SHORT EXERCISE: The listing below holds pictures; exclude them. Return exactly the lines from the one with "What Plotly code" through the one with "bars = list(range(55))".

SUPPLIED DATA:
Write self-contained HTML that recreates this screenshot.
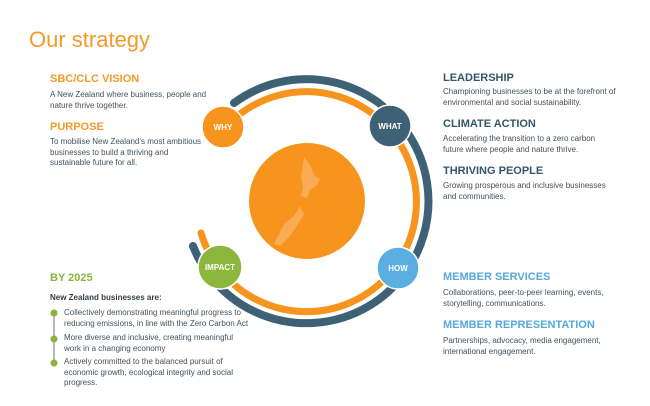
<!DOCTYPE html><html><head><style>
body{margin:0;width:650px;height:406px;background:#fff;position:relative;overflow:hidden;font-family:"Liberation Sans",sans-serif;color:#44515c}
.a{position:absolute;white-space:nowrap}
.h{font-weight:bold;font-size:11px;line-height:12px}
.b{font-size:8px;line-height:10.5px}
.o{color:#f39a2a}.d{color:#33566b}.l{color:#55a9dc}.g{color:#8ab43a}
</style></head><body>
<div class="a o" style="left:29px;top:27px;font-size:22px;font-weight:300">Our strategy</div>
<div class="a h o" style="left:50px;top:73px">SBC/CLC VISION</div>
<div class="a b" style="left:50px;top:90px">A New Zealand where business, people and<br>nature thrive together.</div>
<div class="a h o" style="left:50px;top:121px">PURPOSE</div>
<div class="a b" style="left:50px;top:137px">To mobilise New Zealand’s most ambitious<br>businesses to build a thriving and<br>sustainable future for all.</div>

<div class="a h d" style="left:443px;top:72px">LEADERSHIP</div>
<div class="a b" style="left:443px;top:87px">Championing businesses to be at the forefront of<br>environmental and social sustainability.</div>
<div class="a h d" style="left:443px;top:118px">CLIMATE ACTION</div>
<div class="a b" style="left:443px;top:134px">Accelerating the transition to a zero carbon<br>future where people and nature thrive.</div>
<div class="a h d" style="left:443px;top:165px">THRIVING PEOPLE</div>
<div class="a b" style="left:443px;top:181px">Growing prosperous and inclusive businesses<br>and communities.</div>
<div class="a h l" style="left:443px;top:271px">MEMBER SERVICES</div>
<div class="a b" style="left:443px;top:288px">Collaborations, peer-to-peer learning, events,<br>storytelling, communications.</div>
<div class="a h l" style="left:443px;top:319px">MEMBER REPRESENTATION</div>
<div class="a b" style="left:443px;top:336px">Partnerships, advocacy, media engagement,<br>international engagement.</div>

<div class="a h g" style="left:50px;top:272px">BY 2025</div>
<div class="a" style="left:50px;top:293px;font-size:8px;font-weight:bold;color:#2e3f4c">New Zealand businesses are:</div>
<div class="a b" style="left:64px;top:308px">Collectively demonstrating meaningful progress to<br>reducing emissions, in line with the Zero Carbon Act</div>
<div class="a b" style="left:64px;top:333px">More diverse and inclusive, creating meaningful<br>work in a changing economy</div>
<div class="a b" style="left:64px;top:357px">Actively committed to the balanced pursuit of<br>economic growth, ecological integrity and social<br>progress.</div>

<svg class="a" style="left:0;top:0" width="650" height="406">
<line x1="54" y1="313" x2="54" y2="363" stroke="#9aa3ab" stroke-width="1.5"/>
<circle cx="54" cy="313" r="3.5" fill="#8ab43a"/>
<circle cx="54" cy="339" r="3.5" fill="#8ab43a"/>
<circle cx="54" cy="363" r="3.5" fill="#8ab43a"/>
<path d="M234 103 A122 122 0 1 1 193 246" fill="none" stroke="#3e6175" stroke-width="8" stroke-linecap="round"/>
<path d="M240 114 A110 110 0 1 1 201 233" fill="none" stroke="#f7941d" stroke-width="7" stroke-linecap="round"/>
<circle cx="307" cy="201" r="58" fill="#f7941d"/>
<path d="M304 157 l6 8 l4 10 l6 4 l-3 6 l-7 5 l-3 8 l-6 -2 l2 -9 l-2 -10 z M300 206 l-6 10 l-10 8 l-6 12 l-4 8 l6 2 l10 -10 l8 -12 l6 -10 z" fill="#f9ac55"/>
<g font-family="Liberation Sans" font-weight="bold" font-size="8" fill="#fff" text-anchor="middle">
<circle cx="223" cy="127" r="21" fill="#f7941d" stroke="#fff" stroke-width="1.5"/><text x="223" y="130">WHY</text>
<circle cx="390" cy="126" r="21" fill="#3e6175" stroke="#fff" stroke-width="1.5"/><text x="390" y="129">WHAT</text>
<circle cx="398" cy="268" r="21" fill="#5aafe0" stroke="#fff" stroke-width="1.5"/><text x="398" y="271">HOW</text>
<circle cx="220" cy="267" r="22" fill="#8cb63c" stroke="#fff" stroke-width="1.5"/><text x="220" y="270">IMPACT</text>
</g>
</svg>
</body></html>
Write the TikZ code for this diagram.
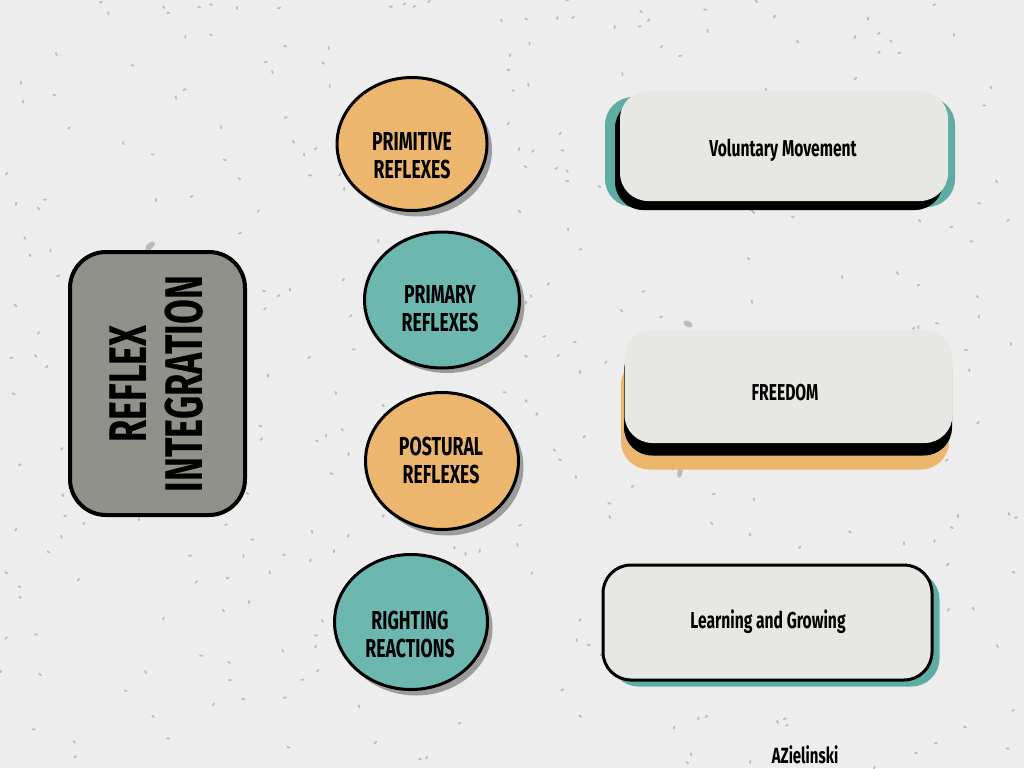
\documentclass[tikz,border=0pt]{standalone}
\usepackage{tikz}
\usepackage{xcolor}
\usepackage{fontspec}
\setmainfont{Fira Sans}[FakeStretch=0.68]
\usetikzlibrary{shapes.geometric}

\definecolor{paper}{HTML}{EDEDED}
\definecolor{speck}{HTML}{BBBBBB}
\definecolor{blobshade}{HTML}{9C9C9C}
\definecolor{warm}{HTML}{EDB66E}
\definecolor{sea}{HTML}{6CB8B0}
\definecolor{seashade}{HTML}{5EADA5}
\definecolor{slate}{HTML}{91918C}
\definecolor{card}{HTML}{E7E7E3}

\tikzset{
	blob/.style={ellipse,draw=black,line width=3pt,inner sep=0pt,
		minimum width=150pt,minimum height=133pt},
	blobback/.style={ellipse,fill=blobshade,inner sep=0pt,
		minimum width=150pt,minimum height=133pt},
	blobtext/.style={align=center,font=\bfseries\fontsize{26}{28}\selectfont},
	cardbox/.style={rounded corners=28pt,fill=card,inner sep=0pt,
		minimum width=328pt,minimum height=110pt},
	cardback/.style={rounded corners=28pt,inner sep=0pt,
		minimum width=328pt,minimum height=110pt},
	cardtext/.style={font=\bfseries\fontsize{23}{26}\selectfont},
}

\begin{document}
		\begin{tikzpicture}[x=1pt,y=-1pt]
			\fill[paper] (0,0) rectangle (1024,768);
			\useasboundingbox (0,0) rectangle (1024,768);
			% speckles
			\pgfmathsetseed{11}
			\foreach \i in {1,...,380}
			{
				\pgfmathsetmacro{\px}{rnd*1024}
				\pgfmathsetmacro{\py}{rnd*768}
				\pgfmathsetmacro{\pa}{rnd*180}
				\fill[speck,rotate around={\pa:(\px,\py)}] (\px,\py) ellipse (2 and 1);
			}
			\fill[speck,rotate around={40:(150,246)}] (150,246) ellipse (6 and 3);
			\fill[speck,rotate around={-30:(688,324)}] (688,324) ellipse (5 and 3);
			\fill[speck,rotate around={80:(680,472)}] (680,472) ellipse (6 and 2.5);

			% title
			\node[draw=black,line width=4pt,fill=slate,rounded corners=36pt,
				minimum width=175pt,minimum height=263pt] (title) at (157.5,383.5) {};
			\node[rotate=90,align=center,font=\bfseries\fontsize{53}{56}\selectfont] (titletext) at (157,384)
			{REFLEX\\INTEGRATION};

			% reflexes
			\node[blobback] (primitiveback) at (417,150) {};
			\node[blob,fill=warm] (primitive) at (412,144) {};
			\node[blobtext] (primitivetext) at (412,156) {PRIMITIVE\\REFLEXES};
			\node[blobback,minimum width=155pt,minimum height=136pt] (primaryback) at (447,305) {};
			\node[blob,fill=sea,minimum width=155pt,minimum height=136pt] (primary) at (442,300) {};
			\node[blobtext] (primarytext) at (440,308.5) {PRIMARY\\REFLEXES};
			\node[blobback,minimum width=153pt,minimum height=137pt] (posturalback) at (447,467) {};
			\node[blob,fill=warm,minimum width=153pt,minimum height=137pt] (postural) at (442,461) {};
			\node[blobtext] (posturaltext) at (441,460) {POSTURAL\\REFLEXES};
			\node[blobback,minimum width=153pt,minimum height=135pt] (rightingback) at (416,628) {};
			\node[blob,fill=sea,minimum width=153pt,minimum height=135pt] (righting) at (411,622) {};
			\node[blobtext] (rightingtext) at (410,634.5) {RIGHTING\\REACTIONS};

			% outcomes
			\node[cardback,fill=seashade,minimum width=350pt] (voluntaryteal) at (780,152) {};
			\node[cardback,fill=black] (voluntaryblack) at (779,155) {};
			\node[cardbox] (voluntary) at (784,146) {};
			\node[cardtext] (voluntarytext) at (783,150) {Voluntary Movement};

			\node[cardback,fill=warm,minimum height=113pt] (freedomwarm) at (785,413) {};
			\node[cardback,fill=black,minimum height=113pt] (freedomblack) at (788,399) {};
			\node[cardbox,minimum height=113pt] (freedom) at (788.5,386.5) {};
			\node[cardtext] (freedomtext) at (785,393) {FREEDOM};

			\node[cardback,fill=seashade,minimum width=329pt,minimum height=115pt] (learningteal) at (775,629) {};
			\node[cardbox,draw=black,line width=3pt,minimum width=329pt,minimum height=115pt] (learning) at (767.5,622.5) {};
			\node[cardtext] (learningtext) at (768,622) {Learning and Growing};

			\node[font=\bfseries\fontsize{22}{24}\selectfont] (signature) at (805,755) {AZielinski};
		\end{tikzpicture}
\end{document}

---

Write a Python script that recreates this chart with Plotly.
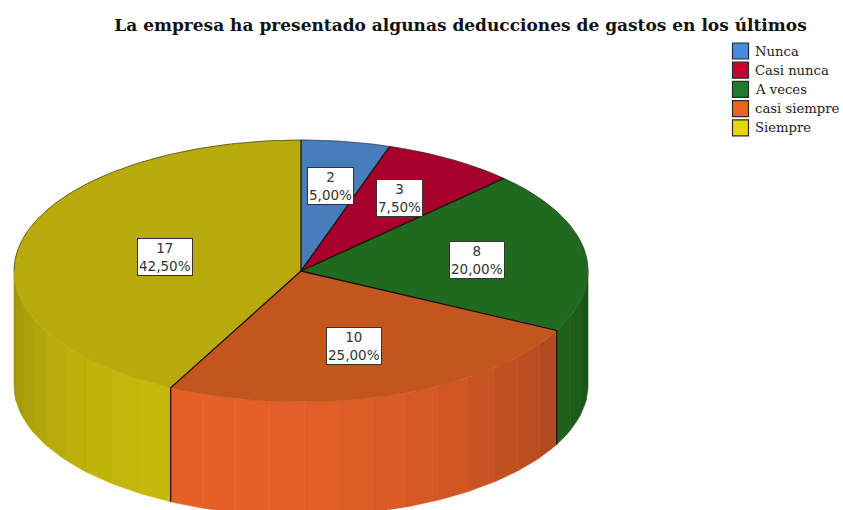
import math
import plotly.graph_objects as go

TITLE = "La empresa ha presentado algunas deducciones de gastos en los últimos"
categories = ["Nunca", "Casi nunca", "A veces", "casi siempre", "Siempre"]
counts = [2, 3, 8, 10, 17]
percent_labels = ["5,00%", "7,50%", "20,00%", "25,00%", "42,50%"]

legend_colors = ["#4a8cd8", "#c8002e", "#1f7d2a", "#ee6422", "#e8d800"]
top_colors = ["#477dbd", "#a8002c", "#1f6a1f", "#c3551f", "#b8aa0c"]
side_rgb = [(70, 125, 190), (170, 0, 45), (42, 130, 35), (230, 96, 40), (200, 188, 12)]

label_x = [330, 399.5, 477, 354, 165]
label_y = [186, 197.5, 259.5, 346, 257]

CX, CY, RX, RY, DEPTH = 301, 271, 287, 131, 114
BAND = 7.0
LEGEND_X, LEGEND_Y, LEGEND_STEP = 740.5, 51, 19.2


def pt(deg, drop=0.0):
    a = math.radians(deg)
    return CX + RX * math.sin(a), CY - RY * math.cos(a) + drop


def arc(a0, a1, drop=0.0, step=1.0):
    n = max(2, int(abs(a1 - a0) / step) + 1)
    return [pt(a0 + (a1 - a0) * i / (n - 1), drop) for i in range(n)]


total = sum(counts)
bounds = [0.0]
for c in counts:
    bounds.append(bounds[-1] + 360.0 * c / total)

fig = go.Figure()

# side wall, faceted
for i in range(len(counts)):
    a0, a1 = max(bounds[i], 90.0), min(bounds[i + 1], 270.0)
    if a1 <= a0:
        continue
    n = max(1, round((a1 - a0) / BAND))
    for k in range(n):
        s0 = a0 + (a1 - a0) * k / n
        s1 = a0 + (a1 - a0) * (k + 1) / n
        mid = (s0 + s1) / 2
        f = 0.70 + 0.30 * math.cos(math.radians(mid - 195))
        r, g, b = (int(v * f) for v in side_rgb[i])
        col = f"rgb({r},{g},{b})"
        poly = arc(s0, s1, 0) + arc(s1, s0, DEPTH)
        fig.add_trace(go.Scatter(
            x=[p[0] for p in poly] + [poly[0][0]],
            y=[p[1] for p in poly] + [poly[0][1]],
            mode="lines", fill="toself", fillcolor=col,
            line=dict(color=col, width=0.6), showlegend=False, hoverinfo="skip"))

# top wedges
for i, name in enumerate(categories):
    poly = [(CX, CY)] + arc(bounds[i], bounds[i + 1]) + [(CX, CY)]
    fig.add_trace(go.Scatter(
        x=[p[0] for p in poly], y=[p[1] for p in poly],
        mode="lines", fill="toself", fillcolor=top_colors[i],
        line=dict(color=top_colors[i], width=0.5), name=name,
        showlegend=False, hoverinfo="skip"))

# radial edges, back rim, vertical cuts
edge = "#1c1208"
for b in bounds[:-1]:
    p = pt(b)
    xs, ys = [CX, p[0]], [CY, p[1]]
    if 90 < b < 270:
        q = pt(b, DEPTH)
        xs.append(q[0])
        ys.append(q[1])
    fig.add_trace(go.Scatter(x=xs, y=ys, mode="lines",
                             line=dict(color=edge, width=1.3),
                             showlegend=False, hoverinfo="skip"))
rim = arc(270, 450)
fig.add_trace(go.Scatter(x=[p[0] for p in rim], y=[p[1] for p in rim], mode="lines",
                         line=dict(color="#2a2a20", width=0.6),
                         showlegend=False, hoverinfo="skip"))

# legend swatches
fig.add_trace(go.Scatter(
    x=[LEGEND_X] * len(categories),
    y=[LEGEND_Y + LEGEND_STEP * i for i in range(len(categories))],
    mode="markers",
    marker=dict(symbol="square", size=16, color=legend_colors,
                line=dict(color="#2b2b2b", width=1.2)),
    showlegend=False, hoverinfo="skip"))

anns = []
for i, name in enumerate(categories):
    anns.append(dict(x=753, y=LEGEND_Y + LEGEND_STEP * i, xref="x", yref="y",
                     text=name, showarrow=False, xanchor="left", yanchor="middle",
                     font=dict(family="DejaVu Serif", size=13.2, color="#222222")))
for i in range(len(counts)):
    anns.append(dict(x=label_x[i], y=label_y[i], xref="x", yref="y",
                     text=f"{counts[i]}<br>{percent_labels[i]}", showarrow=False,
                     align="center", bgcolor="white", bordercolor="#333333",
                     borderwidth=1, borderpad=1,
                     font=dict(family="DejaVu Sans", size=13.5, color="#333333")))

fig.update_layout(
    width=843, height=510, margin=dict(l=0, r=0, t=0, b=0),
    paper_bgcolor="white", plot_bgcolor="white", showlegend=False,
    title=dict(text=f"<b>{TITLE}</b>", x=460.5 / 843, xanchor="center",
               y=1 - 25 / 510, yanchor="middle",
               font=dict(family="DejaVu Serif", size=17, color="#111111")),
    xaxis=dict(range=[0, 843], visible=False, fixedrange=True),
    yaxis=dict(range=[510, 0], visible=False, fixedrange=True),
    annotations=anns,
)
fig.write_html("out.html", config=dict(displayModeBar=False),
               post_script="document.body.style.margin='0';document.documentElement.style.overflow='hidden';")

...

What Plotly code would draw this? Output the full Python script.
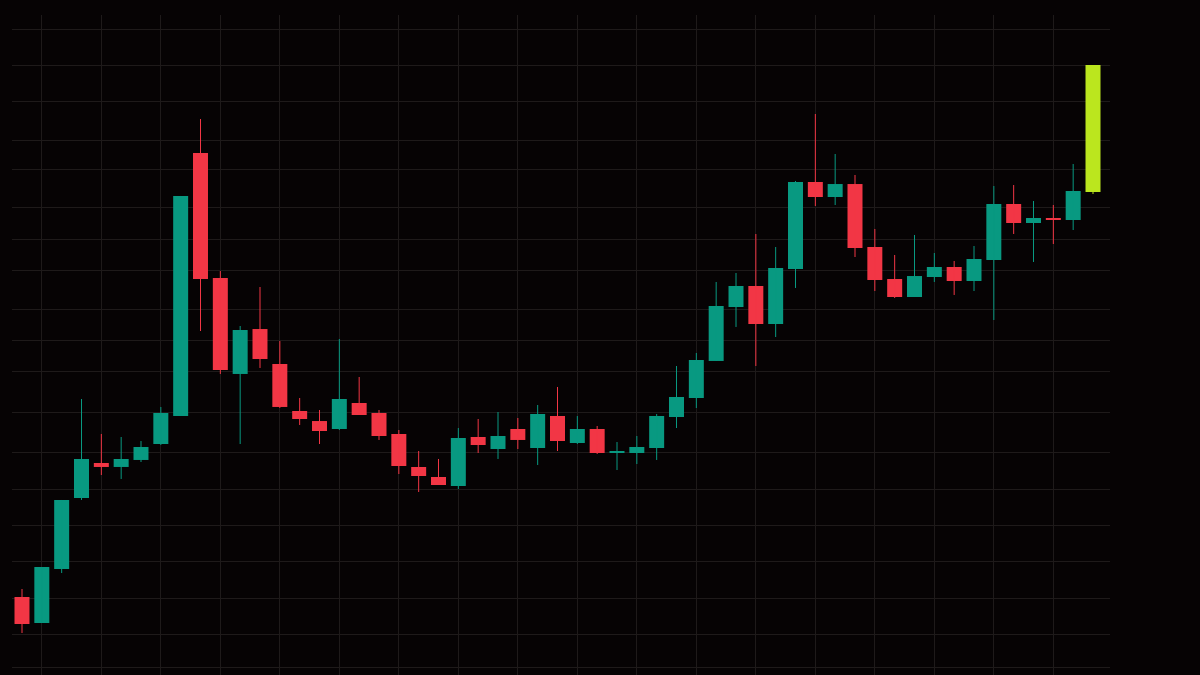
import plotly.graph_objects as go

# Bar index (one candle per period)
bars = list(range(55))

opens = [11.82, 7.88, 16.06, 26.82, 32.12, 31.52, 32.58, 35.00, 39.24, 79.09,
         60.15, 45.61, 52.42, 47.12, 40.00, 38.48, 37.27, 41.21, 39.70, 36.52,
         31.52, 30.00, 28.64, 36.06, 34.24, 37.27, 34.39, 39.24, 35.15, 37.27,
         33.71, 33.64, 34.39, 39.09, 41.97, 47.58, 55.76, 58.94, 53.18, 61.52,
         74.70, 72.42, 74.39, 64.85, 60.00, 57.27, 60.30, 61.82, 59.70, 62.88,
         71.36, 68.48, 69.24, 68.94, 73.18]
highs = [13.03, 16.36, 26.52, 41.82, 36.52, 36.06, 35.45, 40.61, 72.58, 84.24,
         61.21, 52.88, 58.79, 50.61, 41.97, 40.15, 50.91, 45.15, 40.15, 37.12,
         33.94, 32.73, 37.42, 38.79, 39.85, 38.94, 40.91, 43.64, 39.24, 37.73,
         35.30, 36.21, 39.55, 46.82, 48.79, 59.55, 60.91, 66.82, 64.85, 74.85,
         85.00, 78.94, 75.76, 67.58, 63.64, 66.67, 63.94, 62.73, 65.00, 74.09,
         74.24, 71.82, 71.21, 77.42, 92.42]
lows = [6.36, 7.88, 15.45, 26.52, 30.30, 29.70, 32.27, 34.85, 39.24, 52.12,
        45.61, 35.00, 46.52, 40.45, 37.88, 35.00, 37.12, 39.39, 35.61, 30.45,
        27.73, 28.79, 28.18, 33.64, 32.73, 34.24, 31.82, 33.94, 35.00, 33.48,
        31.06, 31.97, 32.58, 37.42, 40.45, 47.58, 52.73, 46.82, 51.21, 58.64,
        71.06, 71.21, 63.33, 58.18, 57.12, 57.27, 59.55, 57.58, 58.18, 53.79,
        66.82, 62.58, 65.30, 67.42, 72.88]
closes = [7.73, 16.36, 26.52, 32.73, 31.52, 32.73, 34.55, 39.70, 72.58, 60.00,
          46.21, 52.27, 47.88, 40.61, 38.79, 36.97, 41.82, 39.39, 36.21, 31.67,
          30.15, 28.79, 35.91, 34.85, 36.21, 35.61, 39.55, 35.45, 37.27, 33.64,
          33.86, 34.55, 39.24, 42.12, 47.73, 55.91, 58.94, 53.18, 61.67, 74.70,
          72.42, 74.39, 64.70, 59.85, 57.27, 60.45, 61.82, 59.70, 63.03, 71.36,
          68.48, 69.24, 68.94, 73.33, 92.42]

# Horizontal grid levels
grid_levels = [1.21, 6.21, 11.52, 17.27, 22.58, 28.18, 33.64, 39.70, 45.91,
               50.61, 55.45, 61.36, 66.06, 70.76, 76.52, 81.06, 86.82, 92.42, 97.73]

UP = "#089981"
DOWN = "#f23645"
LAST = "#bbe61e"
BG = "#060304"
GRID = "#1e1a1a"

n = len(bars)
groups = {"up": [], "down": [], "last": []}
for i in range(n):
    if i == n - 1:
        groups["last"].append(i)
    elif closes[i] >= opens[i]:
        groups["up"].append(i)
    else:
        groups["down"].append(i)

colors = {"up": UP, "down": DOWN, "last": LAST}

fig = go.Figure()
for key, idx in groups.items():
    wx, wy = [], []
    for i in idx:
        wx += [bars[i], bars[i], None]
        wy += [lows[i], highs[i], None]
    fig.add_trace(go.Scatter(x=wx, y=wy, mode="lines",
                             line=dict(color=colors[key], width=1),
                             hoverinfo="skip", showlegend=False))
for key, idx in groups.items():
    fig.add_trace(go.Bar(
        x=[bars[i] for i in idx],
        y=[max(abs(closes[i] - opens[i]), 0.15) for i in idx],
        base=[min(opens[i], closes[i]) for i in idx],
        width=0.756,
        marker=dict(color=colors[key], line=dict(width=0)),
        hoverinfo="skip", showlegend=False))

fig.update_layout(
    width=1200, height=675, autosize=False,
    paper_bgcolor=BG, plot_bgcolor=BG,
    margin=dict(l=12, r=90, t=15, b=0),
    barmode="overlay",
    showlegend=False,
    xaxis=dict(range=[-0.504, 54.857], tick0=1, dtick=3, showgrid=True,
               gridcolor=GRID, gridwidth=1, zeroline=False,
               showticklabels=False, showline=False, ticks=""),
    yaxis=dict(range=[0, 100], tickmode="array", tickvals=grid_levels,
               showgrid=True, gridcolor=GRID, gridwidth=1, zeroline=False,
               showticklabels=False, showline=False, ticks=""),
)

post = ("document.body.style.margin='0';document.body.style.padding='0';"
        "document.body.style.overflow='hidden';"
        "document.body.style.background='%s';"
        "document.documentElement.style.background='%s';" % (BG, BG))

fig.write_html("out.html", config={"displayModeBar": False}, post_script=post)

SOLUTION TO THIS PROBLEM:
What Plotly code would draw this? Output the full Python script.
import plotly.graph_objects as go

# Bar index (one candle per period)
bars = list(range(55))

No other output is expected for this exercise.